God rested on the seventh day, not because he was tired. But in order to hallow that day for us. The Lord has given you the Sabbath
[(EX 16:29)]. To refuse the least of God’s gifts is snobbish. How much more when we spurn his sacred gift of the Sabbath.
Sabbath-keeping is an act of faith based on the conviction that we belong to God and that he will supply our needs. Back in the wilderness, God gave Israel a double portion of manna on the sixth day so that they could keep the Sabbath
[(EX 16)]. The Sabbath is a resounding declaration before heaven and earth that our survival, security, and success depend, not on human striving and self-securing, but on God’s gracious providence. God works in us while we rest in him. Beyond all grasping is this rest, this creative work of the Creator. This rest shines forth as more productive than any work [(PETER OF CELLE | ADAPTED)].
During Israel’s national day of repentance, they swore to keep the Sabbath
[(NEH 10:31)]. But when Nehemiah returned from Persia, he found the sacred day under wholesale desecration. It was not just business as usual. But more business than ever. A shopping extravaganza! For Nehemiah, the Sabbath is an essential spiritual boundary that sets God’s people apart from the world. It’s even more important than the wall around Jerusalem. Why have a wall, if what goes on inside is no different from the outside?
Sabbath-keeping is a voluntary self-isolation that establishes our identity as a community of faith. When we close and guard this gate, we create a sacred space in which to fulfil our vocation as God’s holy people
[(NEH 13:19-22; 1 PET 2:9–10; Manfred Oeming)]. Man was not made to work, shop, and sell but to glorify God and enjoy him forever [(Westminster Confession)]. Remember the Sabbath day, to keep it holy [(EX 20:8)].
WALL OF DUTY
■ Think about it. The Sabbath originates, not in the Law of Moses at Sinai, but in the heart of God at Creation: So God blessed the seventh day and made it holy
[(GEN 2:3)]. Since the Sabbath is intrinsically holy, it should not be lightly dismissed as irrelevant or outdated. The Early Church replaced circumcision with baptism, Passover with Communion, and the Sabbath with The Lord’s Day [(REV 1:10)]. Shouldn’t we, therefore, take Sabbath-keeping at least as seriously as baptism and Communion? Ponder and pray.
■ Obey and thrive: ‘If you watch your step on the Sabbath and don’t use my holy day for personal advantage, if you treat the Sabbath as a day of joy, God’s holy day as a celebration, if you honour it by refusing ‘business as usual,’ making money, running here and there — then you’ll be free to enjoy God! Oh, I’ll make you ride high and soar above it all. I’ll make you feast on the inheritance of your ancestor Jacob.’ Yes! God says so!

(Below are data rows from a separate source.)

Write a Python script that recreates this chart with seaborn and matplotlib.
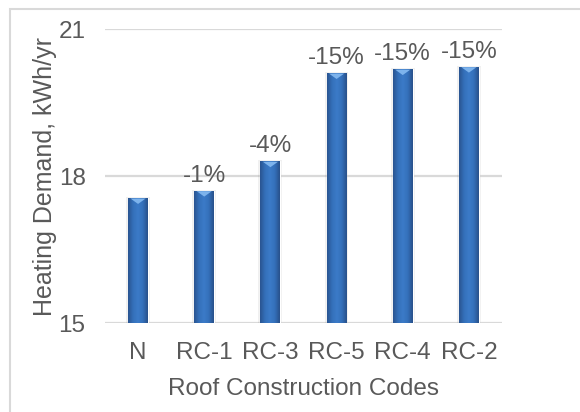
import numpy as np
import pandas as pd
import matplotlib
matplotlib.use("Agg")
import matplotlib.pyplot as plt
from matplotlib.patches import Rectangle, Polygon
from matplotlib.colors import LinearSegmentedColormap
import seaborn as sns

# Heating demand per roof construction code
codes = ["N", "RC-1", "RC-3", "RC-5", "RC-4", "RC-2"]
demand = [17.55, 17.70, 18.30, 20.10, 20.18, 20.23]
change_labels = ["", "-1%", "-4%", "-15%", "-15%", "-15%"]
y_ticks = [15, 18, 21]

df = pd.DataFrame({"code": codes, "demand": demand})

sns.set_theme(style="white")
plt.rcParams["font.family"] = ["Liberation Sans", "DejaVu Sans"]
text_color = "#595959"
grid_color = "#D9D9D9"

fig = plt.figure(figsize=(5.8, 4.12), dpi=100)
ax = fig.add_axes([0.181, 0.216, 0.6845, 0.7136])

sns.barplot(data=df, x="code", y="demand", color="#3A75C0", width=0.3,
            saturation=1, ax=ax, zorder=3)

ax.set_ylim(15, 21)
ax.set_yticks(y_ticks)
ax.yaxis.grid(True, color=grid_color, linewidth=1.6, zorder=0)
ax.xaxis.grid(False)
for s in ax.spines.values():
    s.set_visible(False)
ax.tick_params(axis="both", length=0, labelsize=17.5, colors=text_color)
ax.tick_params(axis="y", pad=14)
ax.tick_params(axis="x", pad=14)
ax.set_xlabel("Roof Construction Codes", fontsize=17.5, color=text_color, labelpad=10)
ax.set_ylabel("Heating Demand, kWh/yr", fontsize=18, color=text_color, labelpad=1)

# shaded cylinder-like fill for each bar
cmap = LinearSegmentedColormap.from_list(
    "bar", ["#2A5490", "#3470BA", "#3C7BC8", "#3470BA", "#28508A"])
grad = np.linspace(0, 1, 64).reshape(1, -1)
for p in ax.patches:
    x0, y0 = p.get_x(), p.get_y()
    w, h = p.get_width(), p.get_height()
    top = y0 + h
    # soft shadow around the bar
    ax.add_patch(Rectangle((x0 - w * 0.1, 15), w * 1.2, top - 15 + 0.02,
                           facecolor="black", alpha=0.06, edgecolor="none",
                           zorder=2))
    im = ax.imshow(grad, cmap=cmap, aspect="auto", zorder=4,
                   extent=[x0, x0 + w, 15, top], interpolation="bicubic")
    im.set_clip_path(p)
    # light bevel at the top of the bar
    tri = Polygon([[x0 + w * 0.12, top - 0.01], [x0 + w * 0.88, top - 0.01],
                   [x0 + w * 0.5, top - 0.12]], closed=True,
                  facecolor="#7DB3EC", edgecolor="none", zorder=5)
    ax.add_patch(tri)

ax.set_xlim(-0.5, len(codes) - 0.5)

for p, lab in zip(ax.patches, change_labels):
    if lab:
        ax.annotate(lab, (p.get_x() + p.get_width() / 2, p.get_y() + p.get_height()),
                    xytext=(0, 3), textcoords="offset points", ha="center",
                    va="bottom", fontsize=17.5, color=text_color, zorder=6)

# chart frame
fig.patches.append(Rectangle((10 / 580, -0.05), 1.0, 1 - 9 / 412 + 0.05,
                             transform=fig.transFigure, fill=False,
                             edgecolor=grid_color, linewidth=1.5))

fig.savefig("out.png", dpi=100)
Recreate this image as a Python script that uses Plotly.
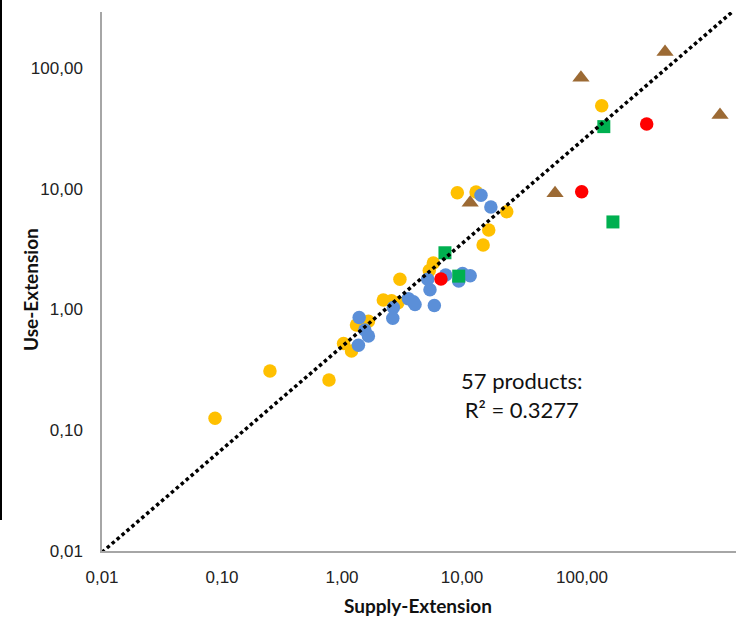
import numpy as np
import plotly.graph_objects as go

# ---- data ----
yellow_x = [146, 9.14, 13.1, 23.6, 16.7, 15.0, 5.77, 5.34, 3.04, 2.21, 2.59, 2.93,
            1.66, 1.32, 1.03, 1.20, 0.779, 0.251, 0.0875]
yellow_y = [48.7, 9.27, 9.40, 6.46, 4.55, 3.42, 2.43, 2.10, 1.78, 1.20, 1.18, 1.14,
            0.80, 0.745, 0.523, 0.453, 0.261, 0.310, 0.1256]

blue_x = [14.4, 17.4, 10.1, 11.7, 9.39, 7.31, 5.18, 5.41, 5.88, 3.57, 3.93, 4.06,
          2.68, 2.65, 1.39, 1.55, 1.66, 1.37]
blue_y = [8.83, 7.06, 1.99, 1.90, 1.72, 1.93, 1.78, 1.46, 1.08, 1.23, 1.16, 1.10,
          1.04, 0.845, 0.859, 0.676, 0.604, 0.505]

brown_x = [492, 98, 1413, 59.6, 11.7]
brown_y = [136, 83, 40.8, 9.17, 7.67]

green_x = [152, 181, 7.21, 9.39]
green_y = [32.7, 5.31, 2.95, 1.89]

red_x = [346, 99.4, 6.68]
red_y = [34.4, 9.46, 1.79]

# power trendline y = a * x^b
trend_a = 0.494
trend_b = 0.852

tick_vals = [0.01, 0.1, 1, 10, 100]
tick_text = ["0,01", "0,10", "1,00", "10,00", "100,00"]

# ---- figure ----
W, H = 736, 618
ML, MR, MT, MB = 102, 0, 12, 67
pw, ph = W - ML - MR, H - MT - MB
x_dec, y_dec = 120.0, 120.75
xr = [-2, -2 + pw / x_dec]
yr = [-2, -2 + ph / y_dec]

fig = go.Figure()

def add(xs, ys, color, symbol, size):
    fig.add_trace(go.Scatter(x=xs, y=ys, mode="markers",
                             marker=dict(color=color, symbol=symbol, size=size,
                                         line=dict(width=0)),
                             showlegend=False, hoverinfo="skip"))

add(yellow_x, yellow_y, "#FFC000", "circle", 13.5)
add(blue_x, blue_y, "#5B8FD8", "circle", 13.5)
add(brown_x, brown_y, "#9C6A34", "triangle-up", 15)
add(green_x, green_y, "#00B050", "square", 13)
add(red_x, red_y, "#FF0000", "circle", 13.5)

tx = np.logspace(xr[0], xr[1], 200)
ty = trend_a * tx ** trend_b
fig.add_trace(go.Scatter(x=tx, y=ty, mode="lines",
                         line=dict(color="black", width=3.5, dash="3.5px,3px"),
                         showlegend=False, hoverinfo="skip"))

axis_common = dict(type="log", showgrid=False, zeroline=False, showline=True,
                   linecolor="#A6A6A6", linewidth=1.5, ticks="",
                   tickvals=tick_vals, ticktext=tick_text,
                   tickfont=dict(family="Liberation Sans", size=17, color="#222222"))

fig.update_layout(
    width=W, height=H,
    margin=dict(l=ML, r=MR, t=MT, b=MB),
    paper_bgcolor="white", plot_bgcolor="white",
    xaxis=dict(range=xr, ticklabelstandoff=10, **axis_common),
    yaxis=dict(range=yr, ticklabelstandoff=14, **axis_common),
    annotations=[
        dict(text="57 products:<br>R² = 0.3277", xref="paper", yref="paper",
             x=(522 - ML) / pw, y=(551 - 395) / ph, showarrow=False,
             font=dict(family="Lato", size=22, color="#111111"),
             xanchor="center", yanchor="middle", align="center"),
        dict(text="<b>Supply-Extension</b>", xref="paper", yref="paper",
             x=(418 - ML) / pw, y=(551 - 606) / ph, showarrow=False,
             font=dict(family="Lato", size=19, color="#111111"),
             xanchor="center", yanchor="middle"),
        dict(text="<b>Use-Extension</b>", xref="paper", yref="paper",
             x=(30 - ML) / pw, y=(551 - 290) / ph, showarrow=False, textangle=-90,
             font=dict(family="Lato", size=19, color="#111111"),
             xanchor="center", yanchor="middle"),
    ],
    shapes=[dict(type="line", xref="paper", yref="paper",
                 x0=(1 - ML) / pw, x1=(1 - ML) / pw,
                 y0=(551 - 0) / ph, y1=(551 - 520) / ph,
                 line=dict(color="black", width=2))],
)

fig.write_html("out.html",
               config={"displayModeBar": False},
               post_script="document.body.style.margin='0';"
                           "document.body.style.overflow='hidden';")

[(ISA 58:13-14 | THE MESSAGE)].
■ Confess and repent: Lord, we have not taken the Sabbath seriously. Often, we treat it like any other day — business as usual. Instead of seeking you and finding rest in you, we over-schedule ourselves. We wear ourselves out running to and fro in our restless world of trivia, hurry, and noise. Online and offline, we are unstoppable. We are addicted to busyness because it makes us feel important and needed. We repent. We acknowledge that our survival, security, and success do not depend on our restless striving, but on your gracious provision. Since ancient times no one has heard, no ear has perceived, no eye has seen any God besides you, who acts on behalf of those who wait for him
[(ISA 64:4 NIV)].
■ Commit and consecrate: Lord, we resolve to set apart Sunday or at least one day a week as a day to delight in you. To celebrate your work of Creation, your new creation, and your future creation
[(ISA 66:22; 2 PET 3:13)]. To reset our hearts on things above, things invisible, and things eternal. To rest in your presence. To meditate on your Word. To assemble with fellow believers. To worship you in the splendour of your holiness. To listen to your Word. To present our offerings to you. To partake of your body and blood in the gifts of bread and wine. We resolve to close and guard the gates around this sacred time and space. You have made us for yourself. Our hearts are restless until they rest in you [(AUGUSTINE)].